DIRECTIVE: Exactly retype the lines from the top of the data through the line containing "0.8, 0.9, 2];", leaving out every picture.

DATA SECTION:
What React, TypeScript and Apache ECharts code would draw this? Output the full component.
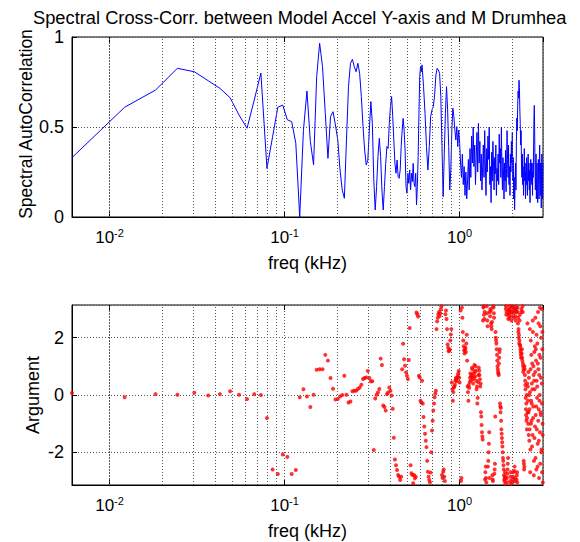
import React, { useEffect, useRef } from "react";
import * as echarts from "echarts";

const FREQ_STEP_KHZ = 0.0061035;
const X_MIN = 0.0061035;
const X_MAX = 2.997;
const TITLE = "Spectral Cross-Corr. between Model Accel Y-axis and M Drumhea";
const X_NAME = "freq (kHz)";
const Y_NAME_TOP = "Spectral AutoCorrelation";
const Y_NAME_BOTTOM = "Argument";
const MINOR_FREQS = [0.007, 0.008, 0.009, 0.02, 0.03, 0.04, 0.05, 0.06, 0.07, 0.08, 0.09, 0.2, 0.3, 0.4, 0.5, 0.6, 0.7, 0.8, 0.9, 2];

// coherence magnitude, bins 1..100
const LINE_LOW = [
  0.33, 0.61, 0.705, 0.826, 0.807, 0.757, 0.715, 0.663, 0.567, 0.493,
  0.65, 0.8, 0.27, 0.446, 0.61, 0.622, 0.54, 0.53, 0.41, 0.0,
  0.48, 0.7, 0.42, 0.29, 0.78, 0.965, 0.835, 0.576, 0.326, 0.558,
  0.585, 0.511, 0.428, 0.261, 0.15, 0.104, 0.428, 0.724, 0.854, 0.876,
  0.835, 0.807, 0.854, 0.798, 0.669, 0.502, 0.372, 0.289, 0.316, 0.483,
  0.641, 0.52, 0.206, 0.039, 0.169, 0.335, 0.437, 0.335, 0.15, 0.039,
  0.169, 0.298, 0.391, 0.381, 0.52, 0.613, 0.669, 0.558, 0.428, 0.298,
  0.243, 0.316, 0.224, 0.215, 0.261, 0.391, 0.483, 0.548, 0.483, 0.372,
  0.169, 0.132, 0.243, 0.187, 0.261, 0.15, 0.243, 0.197, 0.298, 0.187,
  0.169, 0.243, 0.067, 0.169, 0.335, 0.576, 0.78, 0.835, 0.807, 0.845,
];
// bins 102..164 step 2
const LINE_MID = [
  0.724, 0.576, 0.391, 0.261, 0.391, 0.558, 0.595, 0.613, 0.678, 0.789,
  0.826, 0.817, 0.798, 0.669, 0.391, 0.113, 0.354, 0.576, 0.724, 0.595,
  0.391, 0.15, 0.261, 0.483, 0.604, 0.558, 0.483, 0.428, 0.502, 0.391,
  0.483, 0.409,
];
// bins 166..490 step 2
const LINE_HIGH = [
  0.3, 0.22, 0.35, 0.18, 0.28, 0.12, 0.25, 0.1, 0.2, 0.32, 0.15, 0.38, 0.22, 0.45, 0.3, 0.5, 0.28, 0.4,
  0.18, 0.33, 0.47, 0.25, 0.52, 0.3, 0.42, 0.2, 0.35, 0.15, 0.28, 0.4, 0.22, 0.48, 0.3, 0.12, 0.38, 0.25, 0.45, 0.32,
  0.5, 0.18, 0.28, 0.08, 0.36, 0.2, 0.42, 0.3, 0.15, 0.33, 0.24, 0.4, 0.12, 0.27, 0.2, 0.35, 0.18, 0.46, 0.3, 0.38,
  0.22, 0.5, 0.28, 0.15, 0.33, 0.25, 0.1, 0.3, 0.2, 0.37, 0.14, 0.27, 0.48, 0.32, 0.22, 0.4, 0.18, 0.28, 0.12, 0.35,
  0.25, 0.42, 0.3, 0.47, 0.2, 0.33, 0.1, 0.22, 0.04, 0.18, 0.3, 0.15, 0.42, 0.55, 0.48, 0.62, 0.7, 0.66, 0.76, 0.72,
  0.6, 0.52, 0.4, 0.48, 0.3, 0.22, 0.35, 0.18, 0.28, 0.12, 0.24, 0.38, 0.2, 0.3, 0.1, 0.25, 0.18, 0.33, 0.22, 0.12,
  0.28, 0.35, 0.2, 0.3, 0.15, 0.26, 0.08, 0.22, 0.32, 0.2, 0.3, 0.18, 0.25, 0.12, 0.3, 0.22, 0.4, 0.55, 0.62, 0.48,
  0.28, 0.15, 0.22, 0.35, 0.1, 0.2, 0.3, 0.14, 0.08, 0.22, 0.32, 0.18, 0.1, 0.25, 0.4, 0.2, 0.12, 0.3, 0.22, 0.05,
  0.28, 0.35, 0.18, 0.1, 0.3,
];

// phase (rad), bins 1..100
const PHASE_LOW = [
  0.07, -0.08, 0.03, 0.01, 0.08, -0.02, 0.03, 0.13, 0.01, -0.14,
  0.03, 0.0, -0.8, -2.6, -2.76, -2.08, -2.16, -2.76, -2.62, -0.08,
  0.2, -0.05, -0.42, 0.01, 0.88, 0.9, 0.9, 1.4, 1.2, 0.59,
  0.22, -0.16, -0.14, -0.05, 0.0, 0.67, 0.01, -0.26, -0.23, 0.13,
  0.15, 0.15, 0.21, 0.26, 0.36, 0.56, 0.59, 0.61, 0.84, 0.59,
  0.48, 0.48, -1.92, -0.12, 0.01, 0.09, 0.21, 1.27, 1.05, -0.37,
  -0.42, -0.54, 0.03, 0.09, 0.26, 0.15, -0.02, -0.48, -1.49, -2.25,
  -2.45, -2.62, -2.79, -2.85, -2.97, -2.85, 0.9, 1.79, 1.25, 1.02,
  0.79, 0.67, 0.56, 1.22, 2.34, -2.45, -2.73, -2.79, -3.08, -2.79,
  -2.91, -2.85, 2.88, 2.82, 2.74, 0.67, 0.61, -0.2, -0.26, 0.5,
];
// bins 102..164 step 2
const PHASE_MID = [
  -0.77, -1.35, -1.82, -2.68, -2.97, -2.71, -1.24, -0.54, -0.08, 0.15,
  2.57, 2.82, 2.76, 2.99, -2.79, -2.68, -2.85, 2.82, 2.65, 1.76,
  1.53, 1.59, 2.11, 0.44, -0.2, 0.26, 0.36, 0.59, 0.48, 0.67,
  0.84, 0.44,
];
// bins 166..490 step 2
const PHASE_HIGH = [
  2.95, -2.9, 2.7, 1.9, 1.55, 1.6, 1.5, 2.1, 0.3, -0.2, 0.25, 0.6, 0.5, 0.7, 0.9, 0.4, 0.6, 0.8,
  1.0, 0.5, 0.3, -0.1, 0.7, 0.85, 0.55, 0.4, -0.75, -1.3, -1.55, 3.05, 2.8, 2.9, -2.7, -2.9, 3.1, 2.6, -2.5, -2.0,
  -1.3, 2.9, 3.0, 2.5, 2.3, -2.8, -3.0, 3.05, 2.7, -2.6, -0.75, 2.0, 1.8, 1.4, 1.0, 0.8, 0.7, 1.3, 1.6, -0.4,
  -0.45, -1.2, -1.5, -1.8, -2.2, -2.45, -2.8, -3.0, -2.7, -2.9, 3.1, 2.9, -3.05, -2.6, -2.2, 2.8, 3.0, 2.7, 2.95, -2.85,
  -3.1, 2.6, 3.05, 2.9, -2.95, -2.7, 2.85, 3.0, -2.5, -3.0, 2.75, 3.1, 2.9, -2.8, -3.05, 3.05, 2.7, 2.3, 2.1, 1.9,
  2.8, 1.7, 1.5, 1.3, 3.0, 1.6, 1.2, 2.9, 1.0, 0.9, -2.4, -2.5, 0.9, 0.5, 0.2, -0.5, -0.3, 0.0, -0.8, 2.5,
  0.3, -1.0, -0.6, 0.6, -1.6, -1.2, 0.1, -1.9, 1.9, -0.2, -0.9, 0.4, 1.1, -1.4, 2.2, -0.4, 0.7, -2.3, 1.5, 0.2,
  -1.1, 2.7, -0.7, 1.2, -2.6, 0.5, -0.1, 1.8, -1.7, 2.9, 0.9, -0.5, -2.9, 1.4, 0.0, -1.3, 2.4, -0.6, 0.6, -2.0,
  3.0, -0.3, 1.6, -1.0, -3.05,
];
// phase, odd bins 101..163
const PHASE_ODD_MID = [
  -0.3, -1.1, -1.6, -2.3, -2.85, -3.05, -2.0, -0.9, -0.3, 0.05,
  2.3, 2.7, 2.9, 2.85, 3.1, -2.9, -2.6, -3.0, 2.95, 2.3,
  1.65, 1.55, 1.9, 2.3, 0.2, 0.1, 0.3, 0.5, 0.55, 0.6,
  0.75, 0.6,
];
// phase, odd bins 167..489
const PHASE_ODD_HIGH = [
  -3.0, 3.05, 2.2, 1.7, 1.45, 1.65, 1.8, 1.2, 0.1, 0.35,
  0.45, 0.75, 0.65, 0.95, 0.55, 0.75, 1.05, 0.65, 0.85, 0.2,
  -0.3, 0.45, 0.95, 0.7, 0.3, -0.6, -1.05, -1.45, 2.6, 3.1,
  2.65, -2.95, -2.5, -3.05, 2.85, 2.4, -2.3, -1.7,
  -2.9, 2.75, 2.95, 2.4, 2.55, -2.95, 3.1, 2.85, -2.75, -2.4, 2.2, 1.9, 1.6, 1.2, 0.9, 0.75, 1.1, 1.5, -0.3, -0.6,
  -0.9, -1.35, -1.65, -2.0, -2.3, -2.6, -2.95, -2.85, -3.1, 3.0, 2.8, -2.9, -2.75, -2.4, 2.65, 2.95, 2.85, 3.1, -3.0, -2.7,
  2.9, 2.75, 3.1, -3.05, -2.85, 3.05, 2.7, -2.65, -2.9, 2.95, 2.6, 3.0, -2.95, -2.7, 2.9, 2.5, 2.2, 2.0, 1.8, 2.6,
  1.75, 1.6, 1.4, 2.9, 1.45, 1.3, 3.1, 1.1, 0.8, -2.3, -2.6, 1.0, 0.7, 0.35, -0.1, -0.7, -0.9, -1.2, 0.4, -0.6,
  -0.2, 0.8, -1.4, 0.0, -0.5, 2.3, -2.7, 0.9, -1.0, 1.4, -0.3, -1.8, 0.2, 2.6, -0.8, 1.0, -2.8, 0.5, -1.5, 1.7,
  0.8, -2.2, 1.6, -0.4, 2.1, -1.2, 0.3, -2.5, 1.1, -0.9, 2.5, -1.6, 0.7, -0.2, 3.05, -2.4, 1.3, -0.7, 2.0, -1.9,
  0.4, -2.7, 2.2, -1.4,
];

const FONT = "'Liberation Sans', Arial, Helvetica, sans-serif";

function buildBins(): number[] {
  const bins: number[] = [];
  for (let k = 1; k <= 100; k++) bins.push(k);
  for (let k = 102; k <= 490; k += 2) bins.push(k);
  return bins;
}

function buildOddBins(): number[] {
  const bins: number[] = [];
  for (let k = 101; k <= 163; k += 2) bins.push(k);
  for (let k = 167; k <= 489; k += 2) bins.push(k);
  return bins;
}

export default function App() {
  const ref = useRef<HTMLDivElement>(null);

  useEffect(() => {
    if (!ref.current) return;
    const chart = echarts.init(ref.current, undefined, { renderer: "svg" });
    const bins = buildBins();
    const oddBins = buildOddBins();
    const mag = [...LINE_LOW, ...LINE_MID, ...LINE_HIGH];
    const ph = [...PHASE_LOW, ...PHASE_MID, ...PHASE_HIGH];
    const phOdd = [...PHASE_ODD_MID, ...PHASE_ODD_HIGH];
    const lineData = bins.map((k, i) => [k * FREQ_STEP_KHZ, mag[i]]);
    const phaseData = [
      ...bins.map((k, i) => [k * FREQ_STEP_KHZ, ph[i]]),
      ...oddBins.map((k, i) => [k * FREQ_STEP_KHZ, phOdd[i]]),
    ];

    const gridLine = { color: "#555", type: [1, 2] as number[], width: 1 };
    const minorMark = {
      silent: true,
      symbol: ["none", "none"],
      label: { show: false },
      lineStyle: gridLine,
      emphasis: { disabled: true },
      data: MINOR_FREQS.map((f) => ({ xAxis: f })),
    };

    const xAxisBase = (gridIndex: number) => ({
      type: "log" as const,
      logBase: 10,
      gridIndex,
      min: X_MIN,
      max: X_MAX,
      name: X_NAME,
      nameLocation: "middle" as const,
      nameGap: 37,
      nameTextStyle: { fontSize: 18, fontFamily: FONT, color: "#000" },
      axisLine: { show: true, onZero: false, lineStyle: { color: "#000", width: 1 } },
      axisTick: { show: true, inside: true, length: 5, lineStyle: { color: "#000" } },
      splitLine: { show: true, lineStyle: gridLine },
      axisLabel: {
        margin: 10,
        showMinLabel: false,
        showMaxLabel: false,
        formatter: (v: number) => `{b|10}{s|${Math.round(Math.log10(v))}}`,
        rich: {
          b: { fontSize: 17, fontFamily: FONT, color: "#000", lineHeight: 20 },
          s: { fontSize: 11, fontFamily: FONT, color: "#000", verticalAlign: "top", lineHeight: 12 },
        },
      },
    });

    const xAxisTop = (gridIndex: number) => ({
      type: "log" as const,
      logBase: 10,
      gridIndex,
      min: X_MIN,
      max: X_MAX,
      position: "top" as const,
      axisLine: { show: false, onZero: false },
      axisTick: { show: true, inside: true, length: 5, lineStyle: { color: "#000" } },
      splitLine: { show: false },
      axisLabel: { show: false },
    });

    const yLabel = { fontSize: 18, fontFamily: FONT, color: "#000", margin: 8 };

    chart.setOption({
      animation: false,
      backgroundColor: "#fff",
      grid: [
        { left: 72, top: 37, width: 471, height: 180, show: true, borderColor: "#000", borderWidth: 1, backgroundColor: "#fff" },
        { left: 72, top: 305, width: 471, height: 180, show: true, borderColor: "#000", borderWidth: 1, backgroundColor: "#fff" },
      ],
      xAxis: [xAxisBase(0), xAxisBase(1), xAxisTop(0), xAxisTop(1)],
      yAxis: [
        {
          type: "value",
          gridIndex: 0,
          min: 0,
          max: 1,
          interval: 0.5,
          axisLine: { show: true, onZero: false, lineStyle: { color: "#000" } },
          axisTick: { show: true, inside: true, length: 5, lineStyle: { color: "#000" } },
          splitLine: { show: true, lineStyle: gridLine },
          axisLabel: yLabel,
        },
        {
          type: "value",
          gridIndex: 1,
          min: -Math.PI,
          max: Math.PI,
          splitNumber: 3,
          axisLine: { show: true, onZero: false, lineStyle: { color: "#000" } },
          axisTick: { show: true, inside: true, length: 5, lineStyle: { color: "#000" } },
          splitLine: { show: true, lineStyle: gridLine },
          axisLabel: { ...yLabel, showMinLabel: false, showMaxLabel: false },
        },
      ],
      graphic: [
        {
          type: "text",
          x: 33,
          y: 17,
          style: { text: TITLE, fontSize: 18.3, fontFamily: FONT, fill: "#000", textAlign: "left", textVerticalAlign: "middle" },
        },
        {
          type: "text",
          x: 26,
          y: 124,
          rotation: Math.PI / 2,
          style: { text: Y_NAME_TOP, fontSize: 17.5, fontFamily: FONT, fill: "#000", textAlign: "center", textVerticalAlign: "middle" },
        },
        {
          type: "text",
          x: 33,
          y: 395,
          rotation: Math.PI / 2,
          style: { text: Y_NAME_BOTTOM, fontSize: 18, fontFamily: FONT, fill: "#000", textAlign: "center", textVerticalAlign: "middle" },
        },
      ],
      series: [
        {
          type: "line",
          xAxisIndex: 0,
          yAxisIndex: 0,
          data: lineData,
          showSymbol: false,
          symbol: "none",
          lineStyle: { color: "#0000ff", width: 1 },
          clip: true,
          markLine: minorMark,
        },
        {
          type: "scatter",
          xAxisIndex: 1,
          yAxisIndex: 1,
          data: phaseData,
          symbol: "circle",
          symbolSize: 4,
          itemStyle: { color: "#ff0000" },
          clip: true,
          markLine: minorMark,
        },
      ],
    });
    return () => chart.dispose();
  }, []);

  return <div ref={ref} style={{ position: "fixed", left: 0, top: 0, width: 580, height: 542 }} />;
}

RESULT:
What React, TypeScript and Apache ECharts code would draw this? Output the full component.
import React, { useEffect, useRef } from "react";
import * as echarts from "echarts";

const FREQ_STEP_KHZ = 0.0061035;
const X_MIN = 0.0061035;
const X_MAX = 2.997;
const TITLE = "Spectral Cross-Corr. between Model Accel Y-axis and M Drumhea";
const X_NAME = "freq (kHz)";
const Y_NAME_TOP = "Spectral AutoCorrelation";
const Y_NAME_BOTTOM = "Argument";
const MINOR_FREQS = [0.007, 0.008, 0.009, 0.02, 0.03, 0.04, 0.05, 0.06, 0.07, 0.08, 0.09, 0.2, 0.3, 0.4, 0.5, 0.6, 0.7, 0.8, 0.9, 2];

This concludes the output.